One day, Nicky and I were sitting beside each other
on my bed and I see that her phone was buzzing a lot.
And I look over at it and I saw all these long paragraphs.
So I say to her, "Jeez, who's writing, like, this
"long essay to you?"
And she says, "Oh, nothing, it's just rowing stuff."
And she really quickly puts the phone away
but as she was doing that I could see that the messages
were from Liam.
And then once she put her phone away she started to act
really weird and distant and quiet.
And I had known her for long enough to know
when something was wrong, and something was definitely wrong
and she wouldn't tell me what it is.
When Nicky left my house I did something very shameful
and I logged onto her Facebook account
to see what was going on.
And this is when something absolutely crazy happened.
Keep in mind, this is in 2011 and Facebook was still
kind of new, and there were still a few bugs on the website.
When I logged onto her Facebook account
she was also logged in and I could see that she was
in the middle of a conversation with Liam.
But the weird part was that I could see
everything that she was doing.
So, imagine you are watching a livestream of your girlfriend
on Facebook and you could see who she's writing with,
you could see where she's clicking.
You could see absolutely everything.
But before I could really see what they were writing
she clicks out of the conversation, goes to the chat history
of her messages with Liam
and deletes the entire conversation.
And then 10 minutes later I get a text from Nicky
saying, "I need to talk to you about something,
"are you free tomorrow?"
(dramatic rumble)
And when I read that text my heart sank, it was like
my sixth sense was telling me that something
really bad was about to happen.
I said, "Okay, meet me at 11 a.m."
So the next day comes around and I'm sitting
on the bench at my park waiting for her,
and I was just trying to prepare myself for the worst,
and then all of a sudden I see her car pull up
and the moment she got out of the car
and made eye-contact with me she bursts into tears.
Like, I'm talking, tears are rolling down her face.
Her face is swollen and then she runs up to me
and gives me a big hug and neither of us said anything
for a long time.
So after we both had calmed down a bit
I asked her what was going on.
And she told me that she had come to break up with me
and now that she was there with me she couldn't do it.
And she said to me that she wasn't even sure even if
she wanted to do it, which made it even more clear
that certain people, or a certain someone,
was convincing her to do it.
I'm not gonna go into too much detail
about our conversation but the end result
was Nicky not knowing what she wanted
and we both were just really confused.
After a few days of talking we ended up deciding
to stay together and to try long-distance.
But after that day at that park
something really interesting happened to me.
When she told me that she was thinking of breaking up
with me, the thought of a future that didn't involve her
was planted inside my brain.
And over the next few months that seed started to grow.

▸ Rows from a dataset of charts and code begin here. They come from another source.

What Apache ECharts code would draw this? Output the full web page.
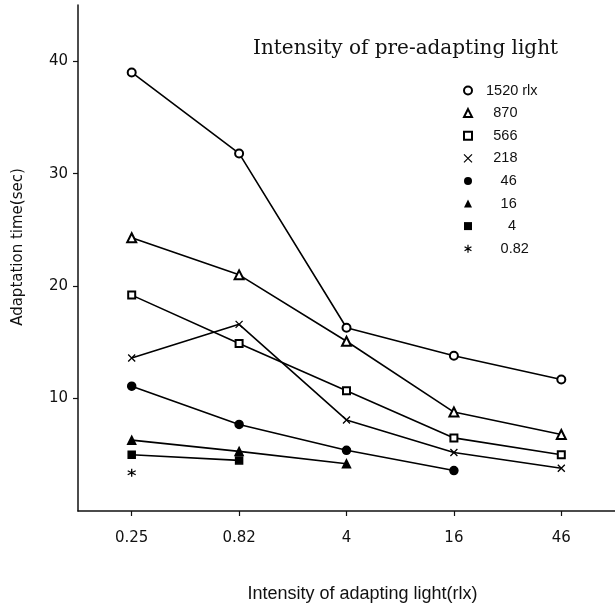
<!DOCTYPE html>
<html>
<head>
<meta charset="utf-8">
<script src="https://cdn.jsdelivr.net/npm/echarts@6/dist/echarts.min.js"></script>
<style>
html,body{margin:0;padding:0;background:#fff;}
#chart{width:615px;height:608px;}
</style>
</head>
<body>
<div id="chart"></div>
<script>
// Categories (intensity of adapting light, rlx)
const categories = ['0.25', '0.82', '4', '16', '46'];
// Series: intensity of pre-adapting light (rlx)
const seriesNames = ['1520', '870', '566', '218', '46', '16', '4', '0.82'];
const s1520 = [39.0, 31.8, 16.3, 13.8, 11.7];
const s870  = [24.3, 21.0, 15.1, 8.8, 6.8];
const s566  = [19.2, 14.9, 10.7, 6.5, 5.0];
const s218  = [13.6, 16.6, 8.1, 5.2, 3.8];
const s46   = [11.1, 7.7, 5.4, 3.6, null];
const s16   = [6.3, 5.3, 4.2, null, null];
const s4    = [5.0, 4.5, null, null, null];
const s082  = [3.4, null, null, null, null];
const seriesValues = [s1520, s870, s566, s218, s46, s16, s4, s082];
const yTicks = [10, 20, 30, 40];
// legend text indent (in digit widths), as in the printed key
const legendIndent = [0, 1, 1, 1, 2, 2, 3, 2];

const X_PATH = 'path://M0,0L10,10M10,0L0,10';
const AST_PATH = 'path://M5,0L5,10M0.7,2.5L9.3,7.5M0.7,7.5L9.3,2.5';
const symbols = ['emptyCircle', 'emptyTriangle', 'emptyRect', X_PATH, 'circle', 'triangle', 'rect', AST_PATH];
const sizes = [8, 9, 7, 7, 8, 8, 7, 8];

const chart = echarts.init(document.getElementById('chart'), null, {renderer: 'canvas'});

const series = seriesNames.map((n, i) => ({
  name: n,
  type: 'line',
  data: seriesValues[i],
  symbol: symbols[i],
  symbolSize: sizes[i],
  showAllSymbol: true,
  connectNulls: false,
  lineStyle: {color: '#000', width: 1.6},
  itemStyle: {color: '#000', borderColor: '#000', borderWidth: (i === 3 || i === 7) ? 1.3 : 1.5},
  emphasis: {disabled: true},
  z: 3
}));

const legendData = seriesNames.map((n, i) => ({
  name: n,
  icon: symbols[i],
  itemStyle: {
    color: '#000',
    borderColor: '#000',
    borderWidth: (i === 3 || i === 7 || i < 3) ? 1.2 : 0
  }
}));

const option = {
  backgroundColor: '#fff',
  animation: false,
  title: {
    text: 'Intensity of pre-adapting light',
    left: 248,
    top: 34,
    textStyle: {fontFamily: 'DejaVu Serif', fontSize: 20, fontWeight: 'normal', color: '#111'}
  },
  legend: {
    orient: 'vertical',
    left: 458,
    top: 78,
    itemWidth: 8,
    itemHeight: 8,
    itemGap: 7.6,
    selectedMode: false,
    data: legendData,
    formatter: function (name) {
      const k = legendIndent[seriesNames.indexOf(name)];
      let s = '{p' + k + '| }{d|' + name + '}';
      if (name === '1520') s += '{d| rlx}';
      return s;
    },
    textStyle: {
      fontFamily: 'Liberation Sans',
      fontSize: 14,
      color: '#111',
      rich: {
        p0: {width: 9, fontSize: 14, lineHeight: 16},
        p1: {width: 16.3, fontSize: 14, lineHeight: 16},
        p2: {width: 23.6, fontSize: 14, lineHeight: 16},
        p3: {width: 31, fontSize: 14, lineHeight: 16},
        d: {fontFamily: 'Liberation Sans', fontSize: 14.5, lineHeight: 16, color: '#111'}
      }
    }
  },
  grid: {left: 78, top: 5, width: 543, height: 508, containLabel: false},
  xAxis: {
    type: 'category',
    data: categories,
    boundaryGap: true,
    name: 'Intensity of adapting light(rlx)',
    nameLocation: 'middle',
    nameGap: 74,
    nameTextStyle: {fontFamily: 'Liberation Sans', fontSize: 18, color: '#111', padding: [0, 0, 0, 32]},
    axisLine: {lineStyle: {color: '#111', width: 1.5}},
    axisTick: {show: true, alignWithLabel: true, length: 5, lineStyle: {color: '#111', width: 1.2}},
    axisLabel: {margin: 20, fontFamily: 'DejaVu Sans', fontSize: 15, color: '#111'},
    splitLine: {show: false}
  },
  yAxis: {
    type: 'value',
    min: 0,
    max: 45,
    interval: 10,
    name: 'Adaptation time(sec)',
    nameLocation: 'middle',
    nameGap: 52,
    nameTextStyle: {fontFamily: 'DejaVu Sans', fontSize: 15, color: '#111', padding: [0, 0, 0, 22]},
    axisLine: {show: true, lineStyle: {color: '#111', width: 1.5}},
    axisTick: {show: true, length: 5, lineStyle: {color: '#111', width: 1.2}},
    axisLabel: {
      margin: 10,
      fontFamily: 'DejaVu Sans',
      fontSize: 15,
      color: '#111',
      showMinLabel: false,
      showMaxLabel: false,
      formatter: function (v) { return yTicks.indexOf(v) >= 0 ? String(v) : ''; }
    },
    splitLine: {show: false}
  },
  series: series
};
chart.setOption(option);
</script>
</body>
</html>
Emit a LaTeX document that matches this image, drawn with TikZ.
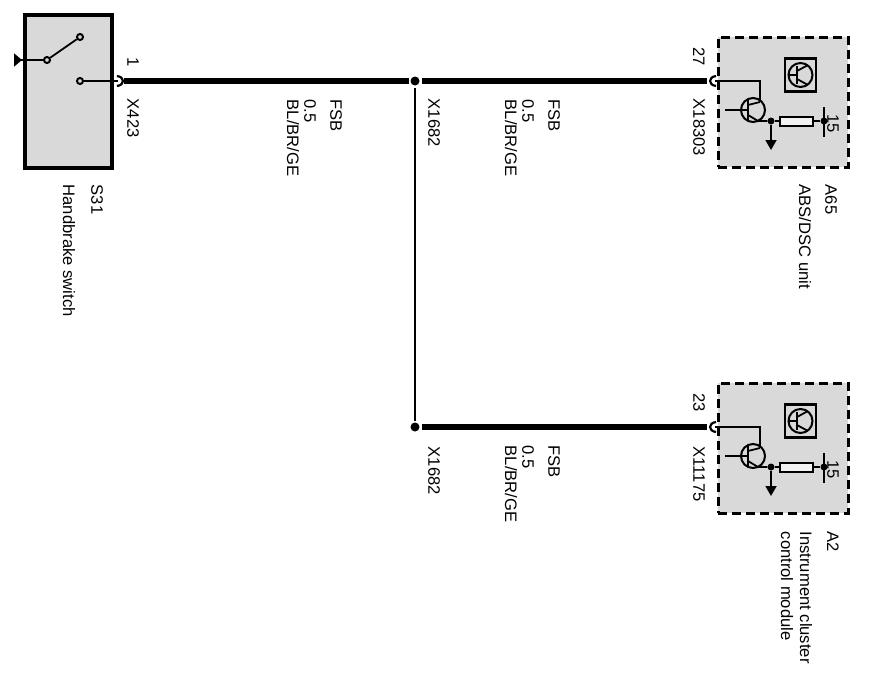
\documentclass[tikz,border=0pt]{standalone}
\usepackage{fontspec}
\setmainfont{Liberation Sans}
\usetikzlibrary{arrows.meta}
\tikzset{basic/.style={draw,line width=2pt,inner sep=0pt}}
\tikzset{lbl/.style={rotate=-90,anchor=west,inner sep=0pt,xshift=1.5pt,font=\fontsize{16.6}{19}\selectfont}}
\tikzset{module/.style={basic,fill=black!15,line width=3pt,minimum width=130pt,minimum height=130pt,dash pattern=on 9pt off 5pt}}
\tikzset{switchbox/.style={basic,fill=black!15,line width=4pt,minimum width=87pt,minimum height=153pt}}
\tikzset{contact/.style={basic,circle,fill=black!15,minimum size=6pt}}
\tikzset{junction/.style={circle,fill=black,inner sep=0pt,minimum size=9pt,outer sep=2pt}}
\tikzset{smalldot/.style={circle,fill=black,inner sep=0pt,minimum size=7pt}}
\tikzset{wire/.style={line width=6pt}}
\tikzset{thin wire/.style={line width=1.8pt}}
\tikzset{pin/.style={line width=2.2pt}}
\begin{document}
\begin{tikzpicture}[x=1pt,y=-1pt]
    \useasboundingbox (0,0) rectangle (879,680);
    % Handbrake switch
    \node[switchbox] (s31) at (68.5,91.5) {};
    \node[contact] (c1) at (47,60) {};
    \node[contact] (c2) at (80,37) {};
    \node[contact] (c3) at (80,81) {};
    \coordinate (gnd) at (14,60);
    \coordinate (p1) at (118,81);
    \coordinate (w1) at (124,81);
    \draw[thin wire,{Triangle[reversed,length=8pt,width=13pt]}-] (gnd) -- (c1);
    \draw[thin wire] (c1) -- (c2);
    \draw[thin wire] (c3) -- (p1);
    \draw[pin] (117,76) .. controls (125,77) and (125,85) .. (117,86);
    % Splices
    \node[junction] (j1) at (415,81) {};
    \node[junction] (j2) at (415,427) {};
    \draw[wire] (w1) -- (j1);
    \draw[line width=2.2pt] (j1) -- (j2);
    % Control units
    \foreach \u/\dy in {a/0,b/346}{%
      \begin{scope}[shift={(0,\dy)}]
        \node[module] (\u box) at (783,102) {};
        \coordinate (\u pin) at (715,81);
        \coordinate (\u end) at (708,81);
        \coordinate (\u bend) at (760,81);
        \coordinate (\u col) at (760,102);
        \coordinate (\u base) at (725,110);
        \coordinate (\u gnd) at (771,150);
        \coordinate (\u top) at (824,107);
        \coordinate (\u bot) at (824,137);
        \node[basic,circle,minimum size=24pt] (\u tr) at (753,110) {};
        \node[smalldot] (\u em) at (771,121) {};
        \node[smalldot] (\u sup) at (824,121) {};
        \node[basic,fill=black!5,minimum width=33pt,minimum height=9pt] (\u res) at (796.5,121) {};
        \node[basic,line width=2.5pt,minimum width=31pt,minimum height=33pt] (\u sym) at (800.5,75) {};
        \node[basic,circle,minimum size=24pt] (\u symc) at (800.5,75) {};
        \draw[thin wire] (\u pin) -- (\u bend) -- (\u col);
        \draw[thin wire] (\u base) -- (748,110);
        \draw[line width=2.2pt] (748,100) -- (748,120);
        \draw[thin wire] (748,105) -- (\u col);
        \draw[thin wire] (748,115) -- (758,121) -- (\u em);
        \draw[thin wire] (\u em) -- (\u res);
        \draw[thin wire] (\u res) -- (\u sup);
        \draw[thin wire] (\u top) -- (\u bot);
        \draw[thin wire,-{Triangle[length=10pt,width=11pt]}] (\u em) -- (\u gnd);
        \draw[thin wire] (789,75) -- (797,75);
        \draw[line width=2.2pt] (797,66) -- (797,84);
        \draw[thin wire] (797,71) -- (808,65);
        \draw[thin wire] (797,79) -- (808,85);
        \draw[pin] (716,76) .. controls (708,77) and (708,85) .. (716,86);
      \end{scope}
    }
    \node[coordinate] (w2) at (707,81) {};
    \node[coordinate] (w3) at (707,427) {};
    \draw[wire] (j1) -- (w2);
    \draw[wire] (j2) -- (w3);
    % Labels
    \foreach \dy/\x in {0/293,0/511,346/511}{%
      \node[lbl] (bl\x\dy) at (\x,98+\dy) {BL/BR/GE};
      \node[lbl] (cs\x\dy) at (\x+17,98+\dy) {0.5};
      \node[lbl] (fsb\x\dy) at (\x+43,98+\dy) {FSB};
    }
    \node[lbl] (n1) at (133,56) {1};
    \node[lbl] (x423) at (133,97) {X423};
    \node[lbl] (x1682a) at (434,97) {X1682};
    \node[lbl] (x1682b) at (434,445) {X1682};
    \node[lbl] (n27) at (699,46) {27};
    \node[lbl] (x18303) at (699,97) {X18303};
    \node[lbl] (n23) at (699,392) {23};
    \node[lbl] (x11175) at (699,445) {X11175};
    \node[lbl] (n15a) at (833,113) {15};
    \node[lbl] (n15b) at (833,459) {15};
    \node[lbl] (s31name) at (97,183) {S31};
    \node[lbl] (s31text) at (69,183) {Handbrake switch};
    \node[lbl] (a65name) at (831,183) {A65};
    \node[lbl] (a65text) at (805,183) {ABS/DSC unit};
    \node[lbl] (a2name) at (833,530) {A2};
    \node[lbl,align=left] (a2text) at (796.5,530) {Instrument cluster\\control module};
\end{tikzpicture}
\end{document}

Back then, I had this huge fear of losing Nicky
and being alone, we both had relied so much
on each other for our positive emotions, like love
and happiness, and I think we both were really scared
that we wouldn't be able to find someone better
if we broke up, and this was especially a problem for me.
But when my fear of being alone and losing her
became a reality I realized that it wasn't as bad
as I thought.
Now, of course I was still really upset and sad
and probably borderline depressed at this time.

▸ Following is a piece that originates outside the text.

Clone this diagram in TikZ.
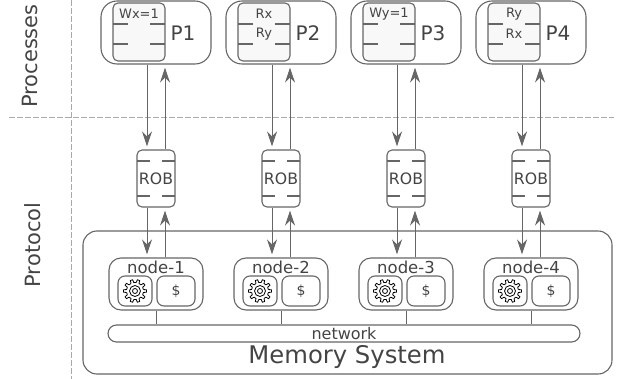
\documentclass[tikz,border=0pt]{standalone}
\usepackage{fontspec}
\setmainfont{DejaVu Sans}
\usetikzlibrary{arrows.meta, calc}

\definecolor{linegray}{HTML}{666666}
\definecolor{textgray}{HTML}{444444}
\definecolor{guidegray}{HTML}{AAAAAA}
\definecolor{bufferfill}{HTML}{F8F8F8}

\newcommand{\fsize}[1]{\fontsize{#1}{#1}\selectfont}

\begin{document}
\begin{tikzpicture}[
            x=1pt, y=-1pt,
            every node/.style={text=textgray, inner sep=0pt},
            roundbox/.style={rectangle, draw=linegray, line width=1.1pt, rounded corners=#1},
            roundbox/.default=5pt,
            process/.style={roundbox=16pt, minimum width=110pt, minimum height=63pt},
            buffer/.style={roundbox=5pt, fill=bufferfill, minimum width=52pt, minimum height=58pt,
                path picture={
                    \draw[linegray, line width=1.1pt]
                        ($(path picture bounding box.north west)+(0,21)$) -- +(15,0)
                        ($(path picture bounding box.north east)+(0,21)$) -- +(-15,0)
                        ($(path picture bounding box.north west)+(0,41)$) -- +(15,0)
                        ($(path picture bounding box.north east)+(0,41)$) -- +(-15,0);
                }},
            rob/.style={roundbox=5pt, minimum width=38pt, minimum height=57pt, font=\fsize{15.7},
                path picture={
                    \draw[linegray, line width=1.1pt]
                        ($(path picture bounding box.north west)+(0,11)$) -- +(13,0)
                        ($(path picture bounding box.north east)+(0,11)$) -- +(-13,0)
                        ($(path picture bounding box.south west)+(0,-11)$) -- +(13,0)
                        ($(path picture bounding box.south east)+(0,-11)$) -- +(-13,0);
                }},
            cachenode/.style={roundbox=12pt, minimum width=94pt, minimum height=52pt},
            gearbox/.style={roundbox=7pt, minimum width=34pt, minimum height=30pt,
                path picture={
                    \begin{scope}[shift={(path picture bounding box.center)}, sharp corners, black, line width=.8pt, line join=round]
                        \foreach \a in {0,36,...,324} {
                            \draw (\a-10:8.5) -- (\a-6:11.5) -- (\a+6:11.5) -- (\a+10:8.5) arc (\a+10:\a+26:8.5);
                        }
                        \draw (0,0) circle (5.5) (0,0) circle (2.5);
                    \end{scope}
                }},
            cachebox/.style={roundbox=7pt, minimum width=38pt, minimum height=30pt, font=\fsize{14}},
            arrow/.style={-{Stealth[length=15pt, width=10pt, inset=5pt]}, draw=linegray, line width=1pt, shorten >=3pt},
            link/.style={draw=linegray, line width=.8pt},
            guide/.style={draw=guidegray, line width=1pt, dash pattern=on 6pt off 2pt},
            side/.style={font=\fsize{21}, rotate=90},
            bufftext/.style={font=\fsize{13}},
            proctext/.style={font=\fsize{20}},
            nodetext/.style={font=\fsize{16.5}}
        ]

\useasboundingbox (0,0) rectangle (620,379);

% Guides
            \coordinate (hleft) at (9,117.5);
            \coordinate (hright) at (614,117.5);
            \coordinate (vtop) at (71,0);
            \coordinate (vbottom) at (71,379);
            \draw[guide] (hleft) -- (hright);
            \draw[guide] (vtop) -- (vbottom);

            \node[side] (processes) at (30,56) {Processes};
            \node[side] (protocol) at (33,245) {Protocol};

% Processes
            \node[process] (p1) at (156,32.5) {};
            \node[process] (p2) at (281,32.5) {};
            \node[process] (p3) at (406,32.5) {};
            \node[process] (p4) at (531,32.5) {};

            \node[buffer] (buf1) at (139,32) {};
            \node[buffer] (buf2) at (264,32) {};
            \node[buffer] (buf3) at (389,32) {};
            \node[buffer] (buf4) at (514,32) {};

            \node[bufftext] (wx) at (139,14) {Wx=1};
            \node[bufftext] (rx2) at (264,14) {Rx};
            \node[bufftext] (ry2) at (264,34) {Ry};
            \node[bufftext] (wy) at (389,14) {Wy=1};
            \node[bufftext] (ry4) at (514,14) {Ry};
            \node[bufftext] (rx4) at (514,34) {Rx};

            \node[proctext] (name1) at (183,33) {P1};
            \node[proctext] (name2) at (308,33) {P2};
            \node[proctext] (name3) at (433,33) {P3};
            \node[proctext] (name4) at (558,33) {P4};

% Reorder buffers
            \node[rob] (rob1) at (156,178.5) {ROB};
            \node[rob] (rob2) at (281,178.5) {ROB};
            \node[rob] (rob3) at (406,178.5) {ROB};
            \node[rob] (rob4) at (531,178.5) {ROB};

% Memory system
            \node[roundbox=14pt, minimum width=529pt, minimum height=143pt] (memory) at (347.5,302.5) {};
            \node[font=\fsize{24.3}] (memname) at (347,357) {Memory System};

            \node[cachenode] (node1) at (156,284) {};
            \node[cachenode] (node2) at (281,284) {};
            \node[cachenode] (node3) at (406,284) {};
            \node[cachenode] (node4) at (531,284) {};

            \node[nodetext] (name5) at (156,267) {node-1};
            \node[nodetext] (name6) at (281,267) {node-2};
            \node[nodetext] (name7) at (406,267) {node-3};
            \node[nodetext] (name8) at (531,267) {node-4};

            \node[gearbox] (gear1) at (135,291) {};
            \node[gearbox] (gear2) at (260,291) {};
            \node[gearbox] (gear3) at (385,291) {};
            \node[gearbox] (gear4) at (510,291) {};

            \node[cachebox] (cache1) at (176,291) {\$};
            \node[cachebox] (cache2) at (301,291) {\$};
            \node[cachebox] (cache3) at (426,291) {\$};
            \node[cachebox] (cache4) at (551,291) {\$};

            \node[roundbox=8.5pt, minimum width=472pt, minimum height=17pt, font=\fsize{16}] (network) at (344,333.5) {network};

% Process to buffer flow
            \draw[arrow] ([xshift=-9pt]p1.south) -- ([xshift=-9pt]rob1.north);
            \draw[arrow] ([xshift=9pt]rob1.north) -- ([xshift=9pt]p1.south);
            \draw[arrow] ([xshift=-9pt]p2.south) -- ([xshift=-9pt]rob2.north);
            \draw[arrow] ([xshift=9pt]rob2.north) -- ([xshift=9pt]p2.south);
            \draw[arrow] ([xshift=-9pt]p3.south) -- ([xshift=-9pt]rob3.north);
            \draw[arrow] ([xshift=9pt]rob3.north) -- ([xshift=9pt]p3.south);
            \draw[arrow] ([xshift=-9pt]p4.south) -- ([xshift=-9pt]rob4.north);
            \draw[arrow] ([xshift=9pt]rob4.north) -- ([xshift=9pt]p4.south);

% Buffer to node flow
            \draw[arrow] ([xshift=-9pt]rob1.south) -- ([xshift=-9pt]node1.north);
            \draw[arrow] ([xshift=9pt]node1.north) -- ([xshift=9pt]rob1.south);
            \draw[arrow] ([xshift=-9pt]rob2.south) -- ([xshift=-9pt]node2.north);
            \draw[arrow] ([xshift=9pt]node2.north) -- ([xshift=9pt]rob2.south);
            \draw[arrow] ([xshift=-9pt]rob3.south) -- ([xshift=-9pt]node3.north);
            \draw[arrow] ([xshift=9pt]node3.north) -- ([xshift=9pt]rob3.south);
            \draw[arrow] ([xshift=-9pt]rob4.south) -- ([xshift=-9pt]node4.north);
            \draw[arrow] ([xshift=9pt]node4.north) -- ([xshift=9pt]rob4.south);

% Network links
            \draw[link] (node1.south) -- (node1.south |- network.north);
            \draw[link] (node2.south) -- (node2.south |- network.north);
            \draw[link] (node3.south) -- (node3.south |- network.north);
            \draw[link] (node4.south) -- (node4.south |- network.north);

        \end{tikzpicture}
\end{document}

But I was still alive and breathing, and I think
a lot of people today are scared
that they're not going to be able to go on
and live their life if they lose a certain person.
Most people today get into relationships based on fear.
We fear the thought of being alone
or we fear the thought of being 40 years old
and being that weird, older person at that bar
still looking for love.
And we fear this so much that most of us end up
settling for someone who we may not even be the right match
for, or maybe we'll get to the arbitrary age of, say, 30 and
then we decide it's time to get married.